Er ist sich sicher: "Die umfangreiche Dokumentation der Arbeitszeiten von Aushilfen, die ja auf den Zusatzverdienst angewiesen sind, kann sich für sie zum Bumerang entwickeln." Doch der Wirt aus Weingartsgreuth sieht auch Chancen im neuen Mindestlohn: "Der trennt vielleicht auch die Spreu vom Weizen." Weichlein geht davon aus, dass viele Billiganbieter in der Gastronomie künftig anders kalkulieren müssen und es dann schwerer haben. "Das hilft Betrieben wie uns, die großen Wert auf Qualität legen."

Eine Dehoga-Sprecherin betont, sie könne derzeit nicht abschätzen, ob auf die Billig-Gastronomie eine Entlassungswelle zurolle. "Das liegt in der unternehmerischen Verantwortung", meint sie. Der Dehoga hatte vergeblich versucht, die Einführung des Mindestlohns für seine Branche auf 1. September 2016 zu verschieben. Zuvor sollte es erst 7,50 Euro pro Stunde geben, ab dem 1. September 2015 dann acht Euro. Das aber war der Gewerkschaft Nahrung-Genuss-Gaststätten (NGG) zu wenig.
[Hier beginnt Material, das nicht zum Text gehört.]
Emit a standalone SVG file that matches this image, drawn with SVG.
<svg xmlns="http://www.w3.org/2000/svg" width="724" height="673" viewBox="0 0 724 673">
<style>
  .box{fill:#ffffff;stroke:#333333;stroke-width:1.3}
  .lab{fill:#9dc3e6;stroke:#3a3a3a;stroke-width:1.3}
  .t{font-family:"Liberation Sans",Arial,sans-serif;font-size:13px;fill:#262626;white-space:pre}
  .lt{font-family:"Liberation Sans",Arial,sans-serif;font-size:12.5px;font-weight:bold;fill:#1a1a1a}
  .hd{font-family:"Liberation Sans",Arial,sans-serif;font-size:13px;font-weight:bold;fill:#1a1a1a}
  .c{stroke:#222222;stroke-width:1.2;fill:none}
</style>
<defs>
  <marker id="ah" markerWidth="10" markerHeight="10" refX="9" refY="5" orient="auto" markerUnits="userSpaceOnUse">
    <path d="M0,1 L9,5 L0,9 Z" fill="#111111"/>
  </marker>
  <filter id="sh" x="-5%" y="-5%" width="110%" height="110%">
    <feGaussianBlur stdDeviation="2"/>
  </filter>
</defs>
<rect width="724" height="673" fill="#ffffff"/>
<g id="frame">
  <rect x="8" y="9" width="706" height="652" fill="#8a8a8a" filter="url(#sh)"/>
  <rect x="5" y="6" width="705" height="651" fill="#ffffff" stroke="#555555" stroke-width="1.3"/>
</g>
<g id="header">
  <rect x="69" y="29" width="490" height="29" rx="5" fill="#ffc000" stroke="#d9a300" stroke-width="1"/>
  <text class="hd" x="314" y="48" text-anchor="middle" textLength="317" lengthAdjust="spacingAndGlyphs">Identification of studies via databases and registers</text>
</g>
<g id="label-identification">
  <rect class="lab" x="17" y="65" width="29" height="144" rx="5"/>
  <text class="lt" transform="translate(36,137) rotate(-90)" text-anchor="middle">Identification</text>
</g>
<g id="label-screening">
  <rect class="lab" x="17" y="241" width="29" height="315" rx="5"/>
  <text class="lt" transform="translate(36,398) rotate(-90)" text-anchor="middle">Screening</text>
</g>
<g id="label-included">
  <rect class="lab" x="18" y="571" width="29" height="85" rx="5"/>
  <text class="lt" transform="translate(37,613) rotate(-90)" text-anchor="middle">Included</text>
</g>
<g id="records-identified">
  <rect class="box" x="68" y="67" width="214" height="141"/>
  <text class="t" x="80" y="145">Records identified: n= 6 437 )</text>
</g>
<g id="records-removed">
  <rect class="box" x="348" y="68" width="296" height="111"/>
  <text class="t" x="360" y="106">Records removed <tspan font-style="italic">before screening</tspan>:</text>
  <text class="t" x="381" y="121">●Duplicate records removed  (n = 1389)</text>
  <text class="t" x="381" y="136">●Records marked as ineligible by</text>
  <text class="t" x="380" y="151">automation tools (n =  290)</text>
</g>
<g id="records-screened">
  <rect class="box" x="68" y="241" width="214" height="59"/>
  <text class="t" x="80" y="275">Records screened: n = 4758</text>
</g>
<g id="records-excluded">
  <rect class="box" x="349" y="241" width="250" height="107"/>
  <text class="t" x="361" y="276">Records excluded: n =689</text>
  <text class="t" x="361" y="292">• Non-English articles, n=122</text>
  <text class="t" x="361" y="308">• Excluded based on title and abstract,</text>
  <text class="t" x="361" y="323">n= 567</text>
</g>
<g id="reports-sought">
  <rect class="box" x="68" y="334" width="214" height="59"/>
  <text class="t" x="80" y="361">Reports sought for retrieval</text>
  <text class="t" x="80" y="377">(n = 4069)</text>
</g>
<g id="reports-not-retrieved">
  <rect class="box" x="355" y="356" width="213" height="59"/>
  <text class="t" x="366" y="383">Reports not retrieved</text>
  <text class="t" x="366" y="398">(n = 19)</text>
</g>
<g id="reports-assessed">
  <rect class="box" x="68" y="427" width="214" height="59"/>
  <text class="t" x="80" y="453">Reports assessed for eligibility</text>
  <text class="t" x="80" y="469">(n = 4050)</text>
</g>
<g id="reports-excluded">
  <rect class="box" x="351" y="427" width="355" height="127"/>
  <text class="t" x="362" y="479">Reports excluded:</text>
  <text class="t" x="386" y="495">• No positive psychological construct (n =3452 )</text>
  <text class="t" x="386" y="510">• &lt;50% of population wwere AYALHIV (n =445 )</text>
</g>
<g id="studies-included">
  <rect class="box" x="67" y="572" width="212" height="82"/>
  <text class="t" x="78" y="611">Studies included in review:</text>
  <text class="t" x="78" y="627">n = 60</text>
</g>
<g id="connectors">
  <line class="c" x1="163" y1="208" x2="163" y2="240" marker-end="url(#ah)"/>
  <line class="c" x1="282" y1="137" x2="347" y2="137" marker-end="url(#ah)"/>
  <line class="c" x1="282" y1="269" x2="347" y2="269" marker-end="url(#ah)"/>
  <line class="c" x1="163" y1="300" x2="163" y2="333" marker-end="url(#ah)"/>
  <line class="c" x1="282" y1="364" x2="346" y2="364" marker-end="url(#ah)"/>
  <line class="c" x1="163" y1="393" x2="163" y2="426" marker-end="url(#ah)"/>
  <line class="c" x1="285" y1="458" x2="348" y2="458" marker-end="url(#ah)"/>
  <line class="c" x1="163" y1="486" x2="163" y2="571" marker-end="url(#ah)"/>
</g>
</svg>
Erste Ergebnisse, wie sich der Mindestlohn auf den Arbeitsmarkt auswirkt, werden auf sich warten lassen. Offenbar sollen sie erst nach mehr als einem Jahr vorliegen, zeigt eine Umfrage unter den führenden deutschen Arbeitsmarktforschern.


Lange Wartezeit

"Man kann nicht zum 1.Januar den Mindestlohn einführen, und am Jahresende sind dann die Ergebnisse schon da", sagt Holger Bonin, der leitende Arbeitsmarktökonom vom Zentrum für Europäische Wirtschaftsforschung (ZEW). Das Institut arbeite seit einem Dreivierteljahr an einem aufwendigen Modell, mit dem die Folgen genau erfasst werden sollen.
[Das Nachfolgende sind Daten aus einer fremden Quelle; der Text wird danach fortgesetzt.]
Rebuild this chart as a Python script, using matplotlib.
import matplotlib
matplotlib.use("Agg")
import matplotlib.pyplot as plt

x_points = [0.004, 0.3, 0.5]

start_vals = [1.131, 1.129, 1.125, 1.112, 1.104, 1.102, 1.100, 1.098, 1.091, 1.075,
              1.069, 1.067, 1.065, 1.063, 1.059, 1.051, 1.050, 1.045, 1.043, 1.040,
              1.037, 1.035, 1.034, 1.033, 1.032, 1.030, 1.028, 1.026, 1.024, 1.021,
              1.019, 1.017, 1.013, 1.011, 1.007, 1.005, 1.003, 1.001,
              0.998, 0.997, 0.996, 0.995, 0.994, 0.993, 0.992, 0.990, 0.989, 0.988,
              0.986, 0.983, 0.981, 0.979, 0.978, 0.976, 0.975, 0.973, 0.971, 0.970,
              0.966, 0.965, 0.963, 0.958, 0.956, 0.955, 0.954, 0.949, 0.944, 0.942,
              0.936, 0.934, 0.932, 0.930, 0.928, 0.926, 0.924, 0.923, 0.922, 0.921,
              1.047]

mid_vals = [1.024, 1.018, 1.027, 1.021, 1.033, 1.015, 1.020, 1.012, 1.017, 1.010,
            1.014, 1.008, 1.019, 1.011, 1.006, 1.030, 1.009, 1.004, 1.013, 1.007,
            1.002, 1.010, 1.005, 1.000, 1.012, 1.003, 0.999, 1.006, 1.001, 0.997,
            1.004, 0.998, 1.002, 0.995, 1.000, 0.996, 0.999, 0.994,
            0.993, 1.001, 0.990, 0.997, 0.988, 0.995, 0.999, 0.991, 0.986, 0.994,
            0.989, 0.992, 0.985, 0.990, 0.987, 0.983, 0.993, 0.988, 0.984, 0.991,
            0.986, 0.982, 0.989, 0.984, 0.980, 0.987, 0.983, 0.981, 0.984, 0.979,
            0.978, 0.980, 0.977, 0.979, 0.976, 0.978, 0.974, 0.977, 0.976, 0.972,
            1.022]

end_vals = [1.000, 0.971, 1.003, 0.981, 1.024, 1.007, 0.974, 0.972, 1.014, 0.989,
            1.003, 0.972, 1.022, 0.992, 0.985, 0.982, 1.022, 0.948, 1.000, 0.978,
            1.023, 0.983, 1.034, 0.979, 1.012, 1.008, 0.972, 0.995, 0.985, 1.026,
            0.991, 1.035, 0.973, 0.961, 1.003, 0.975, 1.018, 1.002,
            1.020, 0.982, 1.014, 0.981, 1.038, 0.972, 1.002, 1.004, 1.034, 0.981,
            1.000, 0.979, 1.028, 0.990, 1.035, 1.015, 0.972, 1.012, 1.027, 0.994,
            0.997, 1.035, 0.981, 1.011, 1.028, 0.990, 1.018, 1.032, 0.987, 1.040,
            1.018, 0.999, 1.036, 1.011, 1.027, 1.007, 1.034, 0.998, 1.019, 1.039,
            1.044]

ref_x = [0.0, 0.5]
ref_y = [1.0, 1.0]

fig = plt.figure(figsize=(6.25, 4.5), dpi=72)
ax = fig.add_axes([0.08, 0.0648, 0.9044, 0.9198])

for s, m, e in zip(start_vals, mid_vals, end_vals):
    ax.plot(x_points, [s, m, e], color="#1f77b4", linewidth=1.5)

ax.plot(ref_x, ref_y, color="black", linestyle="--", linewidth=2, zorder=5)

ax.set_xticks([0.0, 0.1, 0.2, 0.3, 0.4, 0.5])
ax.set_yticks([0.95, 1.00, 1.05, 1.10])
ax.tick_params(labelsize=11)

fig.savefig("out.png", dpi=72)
Erst in "zwei bis drei Jahren" werde es finale Ergebnisse geben, schätzt Bonin.

Auch andere Forscher wie der Vorsitzende des Sachverständigenrats, Christoph Schmidt, dämpfen die Erwartungen. Doch wie geht es im Landgasthof Weichlein weiter?
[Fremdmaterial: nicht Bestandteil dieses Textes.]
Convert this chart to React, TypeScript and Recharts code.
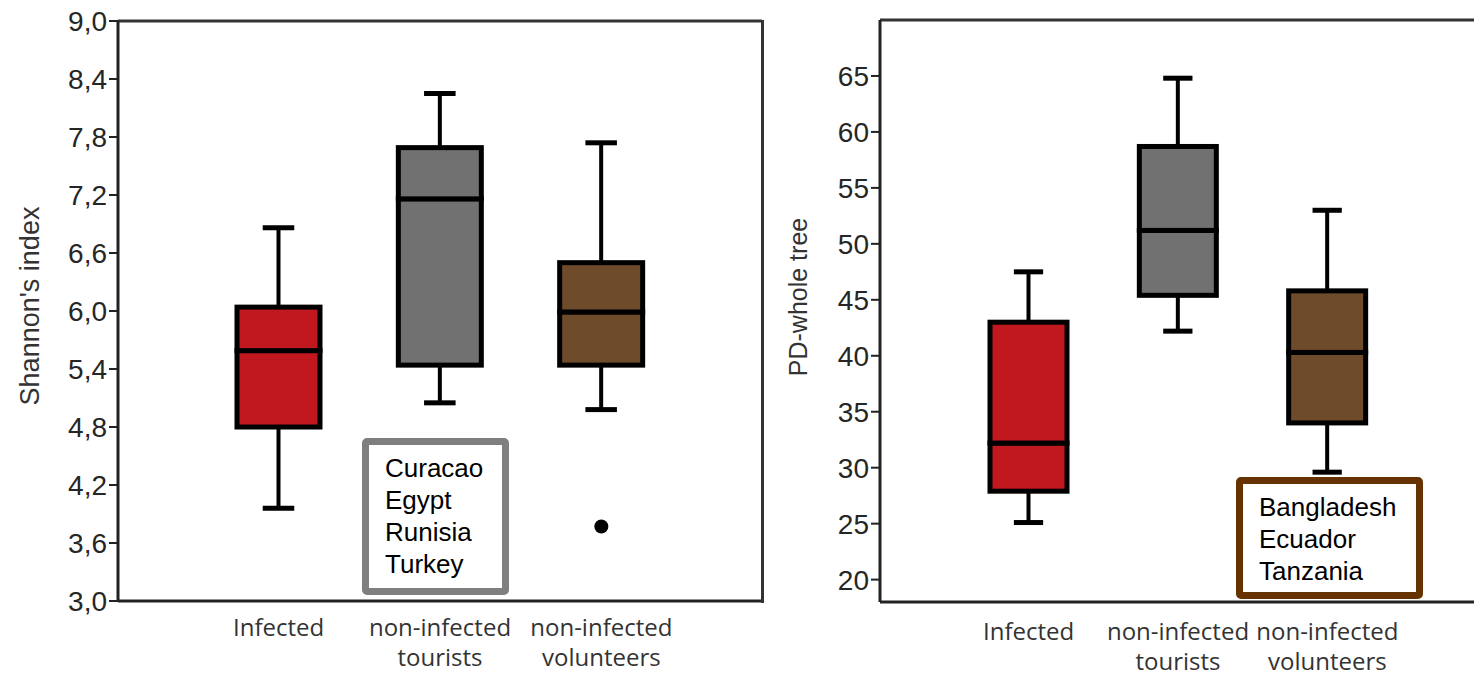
import { ComposedChart, Bar, Line, XAxis, YAxis, Label, ReferenceLine } from 'recharts';

const groups = ['Infected', 'non-infected tourists', 'non-infected volunteers'];
const groupLines = [['Infected'], ['non-infected', 'tourists'], ['non-infected', 'volunteers']];
const groupColors = ['#c1181f', '#717171', '#6d4b2b'];

// Shannon's index per group
const shannonMin = [3.96, 5.05, 4.98];
const shannonQ1 = [4.8, 5.44, 5.44];
const shannonMedian = [5.59, 7.16, 5.99];
const shannonQ3 = [6.04, 7.69, 6.5];
const shannonMax = [6.86, 8.25, 7.74];
const shannonOutlier = [null, null, 3.77];
const shannonTicks = [3, 3.6, 4.2, 4.8, 5.4, 6, 6.6, 7.2, 7.8, 8.4, 9];

// PD-whole tree per group
const pdMin = [25.1, 42.2, 29.6];
const pdQ1 = [27.9, 45.4, 34.0];
const pdMedian = [32.2, 51.2, 40.3];
const pdQ3 = [43.0, 58.7, 45.8];
const pdMax = [47.5, 64.8, 53.0];
const pdOutlier = [null, null, null];
const pdTicks = [20, 25, 30, 35, 40, 45, 50, 55, 60, 65];

const touristCountries = ['Curacao', 'Egypt', 'Runisia', 'Turkey'];
const volunteerCountries = ['Bangladesh', 'Ecuador', 'Tanzania'];

const AXIS = '#222';
const FRAME = '#333';
const TICK_FONT = { fill: '#262626', fontSize: 28, fontFamily: 'Liberation Sans, Arial, sans-serif' };

type Num = number | null;

// stacked segments: invisible base, lower whisker, lower half box, upper half box, upper whisker
function buildRows(min: number[], q1: number[], med: number[], q3: number[], max: number[], outlier: Num[]) {
  return groups.map((name, i) => ({
    name,
    base: min[i],
    lowWhisker: q1[i] - min[i],
    lowBox: med[i] - q1[i],
    highBox: q3[i] - med[i],
    highWhisker: max[i] - q3[i],
    outlier: outlier[i],
  }));
}

const shannonRows = buildRows(shannonMin, shannonQ1, shannonMedian, shannonQ3, shannonMax, shannonOutlier);
const pdRows = buildRows(pdMin, pdQ1, pdMedian, pdQ3, pdMax, pdOutlier);

const Empty = () => <g />;

const LowWhisker = (p: any) => {
  const cx = p.x + p.width / 2;
  const cap = p.width * 0.38;
  const bottom = p.y + p.height;
  return (
    <g>
      <line x1={cx} x2={cx} y1={p.y} y2={bottom} stroke="#000" strokeWidth={4} />
      <line x1={cx - cap / 2} x2={cx + cap / 2} y1={bottom} y2={bottom} stroke="#000" strokeWidth={5} />
    </g>
  );
};

const HighWhisker = (p: any) => {
  const cx = p.x + p.width / 2;
  const cap = p.width * 0.38;
  return (
    <g>
      <line x1={cx} x2={cx} y1={p.y} y2={p.y + p.height} stroke="#000" strokeWidth={4} />
      <line x1={cx - cap / 2} x2={cx + cap / 2} y1={p.y} y2={p.y} stroke="#000" strokeWidth={5} />
    </g>
  );
};

const BoxHalf = (p: any) => (
  <rect x={p.x} y={p.y} width={p.width} height={p.height} fill={groupColors[p.index]} stroke="#000" strokeWidth={5} />
);

const GroupTick = (p: any) => {
  const idx = groups.indexOf(p.payload.value);
  const lines = groupLines[idx] || [p.payload.value];
  return (
    <text x={p.x} y={p.y} textAnchor="middle" fill="#333" fontSize={24} fontFamily="Open Sans, sans-serif">
      {lines.map((l, i) => (
        <tspan key={i} x={p.x} dy={i === 0 ? p.first : 30}>{l}</tspan>
      ))}
    </text>
  );
};

const axisTitle = (text: string, dx: number, dy: number, size: number) => (p: any) => {
  const vb = p.viewBox || { x: 0, y: 0, width: 0, height: 0 };
  const cx = vb.x + dx;
  const cy = vb.y + vb.height / 2 + dy;
  return (
    <text x={cx} y={cy} transform={`rotate(-90, ${cx}, ${cy})`} textAnchor="middle" dominantBaseline="central"
      fill="#333" fontSize={size} fontFamily="Liberation Sans, Arial, sans-serif">
      {text}
    </text>
  );
};

interface PanelProps {
  rows: ReturnType<typeof buildRows>;
  width: number;
  top: number;
  right: number;
  axisWidth: number;
  xAxisHeight: number;
  pad: number;
  barSize: number;
  domain: [number, number];
  ticks: number[];
  format: (v: number) => string;
  title: React.ReactNode;
  firstLine: number;
}

const BoxPanel = (props: PanelProps) => (
  <ComposedChart width={props.width} height={675} data={props.rows}
    margin={{ top: props.top, right: props.right, bottom: 0, left: 0 }}>
    <XAxis dataKey="name" interval={0} padding={{ left: props.pad, right: props.pad }} height={props.xAxisHeight}
      tickSize={0} tickMargin={0} axisLine={{ stroke: AXIS, strokeWidth: 3 }}
      tick={(t: any) => <GroupTick {...t} first={props.firstLine} />} />
    <YAxis domain={props.domain} ticks={props.ticks} allowDataOverflow width={props.axisWidth}
      tickFormatter={props.format} tick={TICK_FONT} tickSize={9} tickMargin={2}
      tickLine={{ stroke: AXIS, strokeWidth: 2 }} axisLine={{ stroke: AXIS, strokeWidth: 3 }}>
      <Label content={props.title as any} />
    </YAxis>
    {/* top edge of the frame */}
    <ReferenceLine y={props.domain[1]} stroke={FRAME} strokeWidth={3} ifOverflow="visible" />
    <Bar dataKey="base" stackId="box" barSize={props.barSize} shape={Empty} isAnimationActive={false} />
    <Bar dataKey="lowWhisker" stackId="box" barSize={props.barSize} shape={LowWhisker} isAnimationActive={false} />
    <Bar dataKey="lowBox" stackId="box" barSize={props.barSize} shape={BoxHalf} isAnimationActive={false} />
    <Bar dataKey="highBox" stackId="box" barSize={props.barSize} shape={BoxHalf} isAnimationActive={false} />
    <Bar dataKey="highWhisker" stackId="box" barSize={props.barSize} shape={HighWhisker} isAnimationActive={false} />
    <Line dataKey="outlier" stroke="none" dot={{ r: 7, fill: '#000', stroke: 'none' }} activeDot={false}
      isAnimationActive={false} />
  </ComposedChart>
);

const noteBox = (border: string): React.CSSProperties => ({
  position: 'absolute',
  boxSizing: 'border-box',
  border: `7px solid ${border}`,
  borderRadius: 5,
  background: '#fff',
  paddingLeft: 16,
  paddingTop: 7,
  fontFamily: 'Liberation Sans, Arial, sans-serif',
  fontSize: 26,
  lineHeight: '32px',
  color: '#000',
});

export default function App() {
  return (
    <div style={{ position: 'absolute', left: 0, top: 0, width: 1474, height: 675, overflow: 'hidden', background: '#fff' }}>
      <div style={{ position: 'absolute', left: 0, top: 0 }}>
        <BoxPanel rows={shannonRows} width={780} top={21} right={18} axisWidth={118} xAxisHeight={74} pad={80}
          barSize={83} domain={[3, 9]} ticks={shannonTicks} format={(v) => v.toFixed(1).replace('.', ',')}
          title={axisTitle("Shannon's index", 30, -5, 27)} firstLine={35} />
      </div>
      {/* right edge of the left frame */}
      <div style={{ position: 'absolute', left: 760.5, top: 19.5, width: 3, height: 583, background: FRAME }} />
      <div style={{ position: 'absolute', left: 740, top: 0 }}>
        <BoxPanel rows={pdRows} width={760} top={20} right={24} axisWidth={140} xAxisHeight={73} pad={74}
          barSize={77} domain={[18, 70]} ticks={pdTicks} format={(v) => String(v)}
          title={axisTitle('PD-whole tree', 58, -14, 25)} firstLine={38} />
      </div>
      <div style={{ ...noteBox('#7f7f7f'), left: 362, top: 438, width: 147, height: 157 }}>
        {touristCountries.map((c) => <div key={c}>{c}</div>)}
      </div>
      <div style={{ ...noteBox('#663300'), left: 1236, top: 477, width: 187, height: 122 }}>
        {volunteerCountries.map((c) => <div key={c}>{c}</div>)}
      </div>
    </div>
  );
}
Die achte Generation steht dort schon bereit, um die Führung zu übernehmen. Philipp Weichlein hat seine Lehre beendet, wurde zum besten Jungkoch Bayerns gekürt und arbeitet bei Sterne-Koch Alexander Herrmann in Wirsberg. "Jetzt soll er in Ruhe Erfahrungen sammeln, bevor er hier das Ruder übernimmt", so sein Vater stolz.